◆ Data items
■ ■ ■ ■
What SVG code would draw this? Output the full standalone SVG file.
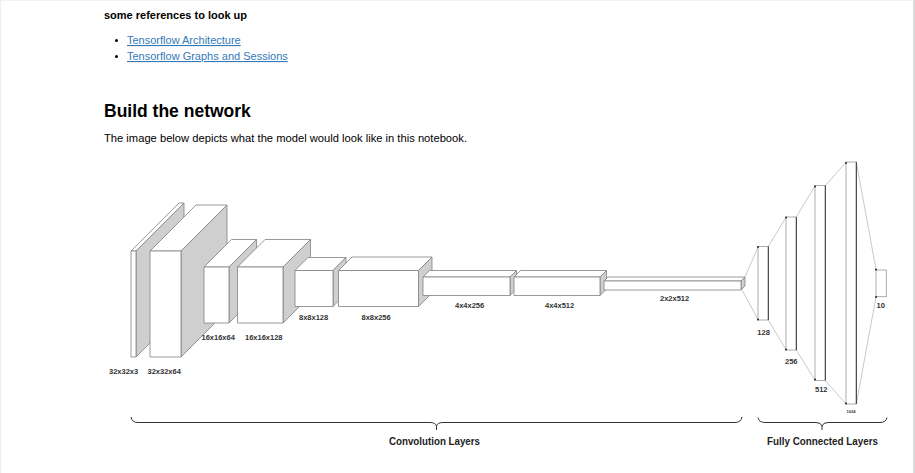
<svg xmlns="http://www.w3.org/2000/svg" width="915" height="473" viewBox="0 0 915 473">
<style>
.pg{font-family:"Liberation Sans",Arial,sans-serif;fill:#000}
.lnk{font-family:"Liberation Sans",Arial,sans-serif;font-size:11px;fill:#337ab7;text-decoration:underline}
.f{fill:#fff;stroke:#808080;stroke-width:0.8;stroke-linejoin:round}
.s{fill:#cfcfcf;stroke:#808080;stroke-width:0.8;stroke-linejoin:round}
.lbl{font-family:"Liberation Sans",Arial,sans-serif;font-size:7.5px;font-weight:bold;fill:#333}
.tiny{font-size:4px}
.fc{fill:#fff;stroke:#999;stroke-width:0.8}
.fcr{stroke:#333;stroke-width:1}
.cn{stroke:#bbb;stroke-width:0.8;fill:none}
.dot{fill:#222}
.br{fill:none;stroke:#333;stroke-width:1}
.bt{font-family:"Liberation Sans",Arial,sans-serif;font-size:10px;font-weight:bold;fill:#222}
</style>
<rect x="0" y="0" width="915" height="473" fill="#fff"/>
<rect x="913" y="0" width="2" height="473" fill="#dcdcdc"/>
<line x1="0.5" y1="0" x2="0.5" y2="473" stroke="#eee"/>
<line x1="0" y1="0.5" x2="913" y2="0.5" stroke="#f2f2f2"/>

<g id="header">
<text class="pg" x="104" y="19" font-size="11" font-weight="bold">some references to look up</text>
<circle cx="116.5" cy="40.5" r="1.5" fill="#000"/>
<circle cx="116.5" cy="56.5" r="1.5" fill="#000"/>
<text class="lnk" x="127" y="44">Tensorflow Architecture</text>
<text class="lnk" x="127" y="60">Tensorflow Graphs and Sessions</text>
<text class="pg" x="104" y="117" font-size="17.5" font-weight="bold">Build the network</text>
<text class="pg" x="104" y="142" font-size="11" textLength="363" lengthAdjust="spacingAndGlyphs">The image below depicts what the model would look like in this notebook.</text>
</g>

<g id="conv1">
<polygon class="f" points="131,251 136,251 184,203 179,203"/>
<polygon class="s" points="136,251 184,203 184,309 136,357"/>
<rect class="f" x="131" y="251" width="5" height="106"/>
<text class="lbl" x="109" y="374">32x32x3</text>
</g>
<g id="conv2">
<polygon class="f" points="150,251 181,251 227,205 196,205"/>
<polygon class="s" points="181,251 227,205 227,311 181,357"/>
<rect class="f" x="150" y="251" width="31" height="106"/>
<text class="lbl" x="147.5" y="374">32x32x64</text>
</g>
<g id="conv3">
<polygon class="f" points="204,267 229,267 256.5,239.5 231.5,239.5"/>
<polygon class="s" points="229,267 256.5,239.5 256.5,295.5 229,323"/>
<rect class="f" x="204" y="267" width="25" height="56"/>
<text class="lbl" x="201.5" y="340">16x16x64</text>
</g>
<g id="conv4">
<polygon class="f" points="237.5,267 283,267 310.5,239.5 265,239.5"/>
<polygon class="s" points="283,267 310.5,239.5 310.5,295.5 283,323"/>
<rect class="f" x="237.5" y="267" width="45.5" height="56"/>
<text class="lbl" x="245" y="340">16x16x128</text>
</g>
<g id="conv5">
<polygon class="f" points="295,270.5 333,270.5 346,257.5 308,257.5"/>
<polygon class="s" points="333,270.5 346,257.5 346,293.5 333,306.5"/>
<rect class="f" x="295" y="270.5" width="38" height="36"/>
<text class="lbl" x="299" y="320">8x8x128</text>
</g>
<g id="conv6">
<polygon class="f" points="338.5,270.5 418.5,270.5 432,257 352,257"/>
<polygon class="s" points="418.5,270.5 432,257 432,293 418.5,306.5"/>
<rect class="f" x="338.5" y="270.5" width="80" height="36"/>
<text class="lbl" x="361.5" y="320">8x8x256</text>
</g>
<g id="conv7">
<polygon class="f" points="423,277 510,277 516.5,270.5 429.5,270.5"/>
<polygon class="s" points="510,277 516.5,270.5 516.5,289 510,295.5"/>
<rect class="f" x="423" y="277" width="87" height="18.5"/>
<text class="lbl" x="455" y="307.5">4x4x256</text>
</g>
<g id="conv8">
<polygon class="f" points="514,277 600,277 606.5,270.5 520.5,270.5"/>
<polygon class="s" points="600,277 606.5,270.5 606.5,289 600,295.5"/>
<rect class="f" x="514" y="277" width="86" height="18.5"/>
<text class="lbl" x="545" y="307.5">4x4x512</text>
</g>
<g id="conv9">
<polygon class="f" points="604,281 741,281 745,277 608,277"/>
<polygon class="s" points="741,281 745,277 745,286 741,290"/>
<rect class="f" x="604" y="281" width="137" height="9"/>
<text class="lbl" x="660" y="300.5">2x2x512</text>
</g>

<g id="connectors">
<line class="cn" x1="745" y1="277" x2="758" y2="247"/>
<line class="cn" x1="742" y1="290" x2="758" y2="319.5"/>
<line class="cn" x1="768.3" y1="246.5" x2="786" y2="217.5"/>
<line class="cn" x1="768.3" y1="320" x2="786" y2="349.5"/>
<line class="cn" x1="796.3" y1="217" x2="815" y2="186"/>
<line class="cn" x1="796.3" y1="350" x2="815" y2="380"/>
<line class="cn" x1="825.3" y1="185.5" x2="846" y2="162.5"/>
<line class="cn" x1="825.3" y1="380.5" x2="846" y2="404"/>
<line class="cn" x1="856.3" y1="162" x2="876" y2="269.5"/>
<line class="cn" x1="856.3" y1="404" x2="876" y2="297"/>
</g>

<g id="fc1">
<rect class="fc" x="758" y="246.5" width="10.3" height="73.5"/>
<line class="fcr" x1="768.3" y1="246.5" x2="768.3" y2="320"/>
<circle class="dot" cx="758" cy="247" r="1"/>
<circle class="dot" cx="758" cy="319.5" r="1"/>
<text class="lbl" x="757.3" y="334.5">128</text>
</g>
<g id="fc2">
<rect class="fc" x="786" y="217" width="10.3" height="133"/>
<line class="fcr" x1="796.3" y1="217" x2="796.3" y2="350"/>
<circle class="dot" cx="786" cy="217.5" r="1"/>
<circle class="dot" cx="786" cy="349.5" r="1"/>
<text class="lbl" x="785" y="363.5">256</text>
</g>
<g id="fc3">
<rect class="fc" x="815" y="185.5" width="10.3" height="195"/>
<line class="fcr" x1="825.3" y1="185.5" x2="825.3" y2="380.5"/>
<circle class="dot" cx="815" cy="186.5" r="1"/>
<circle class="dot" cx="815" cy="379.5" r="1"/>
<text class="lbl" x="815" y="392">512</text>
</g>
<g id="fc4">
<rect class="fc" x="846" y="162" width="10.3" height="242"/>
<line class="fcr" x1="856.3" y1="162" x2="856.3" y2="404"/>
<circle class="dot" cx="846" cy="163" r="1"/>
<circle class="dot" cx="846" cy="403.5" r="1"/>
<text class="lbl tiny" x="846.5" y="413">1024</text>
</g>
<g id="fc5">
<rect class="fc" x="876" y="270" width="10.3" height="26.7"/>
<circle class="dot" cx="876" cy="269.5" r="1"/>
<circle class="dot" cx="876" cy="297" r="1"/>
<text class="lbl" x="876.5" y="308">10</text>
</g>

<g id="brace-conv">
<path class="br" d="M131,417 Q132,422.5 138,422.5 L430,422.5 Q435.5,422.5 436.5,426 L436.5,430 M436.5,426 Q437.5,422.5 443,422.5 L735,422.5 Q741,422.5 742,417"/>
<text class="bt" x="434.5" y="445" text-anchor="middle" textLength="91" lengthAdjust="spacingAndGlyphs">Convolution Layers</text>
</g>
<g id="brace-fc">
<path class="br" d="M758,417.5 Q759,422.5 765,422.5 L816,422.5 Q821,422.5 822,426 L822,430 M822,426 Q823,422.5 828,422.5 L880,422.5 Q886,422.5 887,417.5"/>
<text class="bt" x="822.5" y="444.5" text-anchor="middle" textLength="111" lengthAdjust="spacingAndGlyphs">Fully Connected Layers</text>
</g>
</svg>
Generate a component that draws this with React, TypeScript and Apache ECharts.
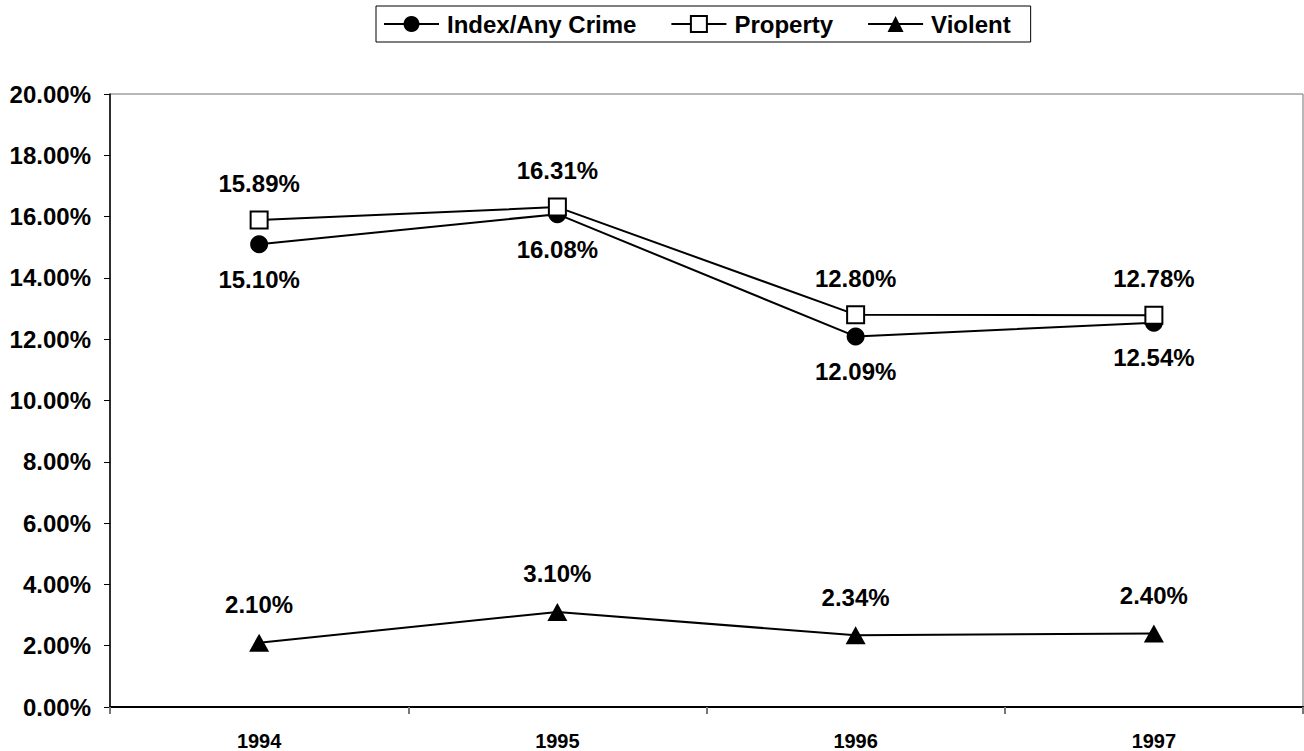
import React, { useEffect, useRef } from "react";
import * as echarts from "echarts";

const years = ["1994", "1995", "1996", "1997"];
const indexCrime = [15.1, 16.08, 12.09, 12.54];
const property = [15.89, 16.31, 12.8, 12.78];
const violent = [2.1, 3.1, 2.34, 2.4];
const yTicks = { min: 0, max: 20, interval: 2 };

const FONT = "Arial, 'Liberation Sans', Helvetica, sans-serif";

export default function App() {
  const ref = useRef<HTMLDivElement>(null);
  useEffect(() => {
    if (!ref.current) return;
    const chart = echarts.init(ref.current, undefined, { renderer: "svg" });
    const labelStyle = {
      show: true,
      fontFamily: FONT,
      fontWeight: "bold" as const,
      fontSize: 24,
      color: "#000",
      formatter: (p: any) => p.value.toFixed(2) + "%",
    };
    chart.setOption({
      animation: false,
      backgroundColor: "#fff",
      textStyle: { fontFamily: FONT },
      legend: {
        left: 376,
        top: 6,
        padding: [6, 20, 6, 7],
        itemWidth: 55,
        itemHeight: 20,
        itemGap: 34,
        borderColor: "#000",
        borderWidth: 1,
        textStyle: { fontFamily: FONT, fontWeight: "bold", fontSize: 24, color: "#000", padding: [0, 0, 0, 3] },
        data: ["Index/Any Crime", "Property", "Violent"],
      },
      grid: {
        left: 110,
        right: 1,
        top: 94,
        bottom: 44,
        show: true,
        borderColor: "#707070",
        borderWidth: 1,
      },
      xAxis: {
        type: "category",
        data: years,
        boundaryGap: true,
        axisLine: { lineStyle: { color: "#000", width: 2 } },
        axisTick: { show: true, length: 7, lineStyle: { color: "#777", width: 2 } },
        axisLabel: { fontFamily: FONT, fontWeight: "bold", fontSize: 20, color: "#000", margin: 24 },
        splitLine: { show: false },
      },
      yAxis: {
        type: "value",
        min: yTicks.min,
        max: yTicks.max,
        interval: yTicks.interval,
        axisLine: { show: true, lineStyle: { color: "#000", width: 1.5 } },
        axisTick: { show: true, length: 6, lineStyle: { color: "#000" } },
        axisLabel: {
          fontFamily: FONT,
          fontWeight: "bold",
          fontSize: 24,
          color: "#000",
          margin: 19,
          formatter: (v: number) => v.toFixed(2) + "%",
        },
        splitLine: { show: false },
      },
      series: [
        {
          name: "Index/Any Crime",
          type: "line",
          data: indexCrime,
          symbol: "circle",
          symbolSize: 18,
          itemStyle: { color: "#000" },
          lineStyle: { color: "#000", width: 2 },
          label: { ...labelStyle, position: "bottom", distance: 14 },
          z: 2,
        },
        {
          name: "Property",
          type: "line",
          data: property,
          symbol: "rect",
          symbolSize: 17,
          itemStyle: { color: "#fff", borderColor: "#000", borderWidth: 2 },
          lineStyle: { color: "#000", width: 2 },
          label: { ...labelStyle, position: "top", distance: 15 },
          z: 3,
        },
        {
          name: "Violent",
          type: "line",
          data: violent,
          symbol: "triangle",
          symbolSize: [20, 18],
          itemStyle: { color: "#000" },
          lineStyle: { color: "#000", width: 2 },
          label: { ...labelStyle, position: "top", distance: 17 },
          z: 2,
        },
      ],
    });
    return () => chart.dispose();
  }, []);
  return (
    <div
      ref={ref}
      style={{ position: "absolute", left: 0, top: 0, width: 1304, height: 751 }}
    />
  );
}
■ ■ ■ ■
◆ YOUR TASK
Collect the complete line wherever the string "would" appears in the records.

◆ SOLUTION TO THE PROBLEM
What SVG code would draw this? Output the full standalone SVG file.
<text class="pg" x="104" y="142" font-size="11" textLength="363" lengthAdjust="spacingAndGlyphs">The image below depicts what the model would look like in this notebook.</text>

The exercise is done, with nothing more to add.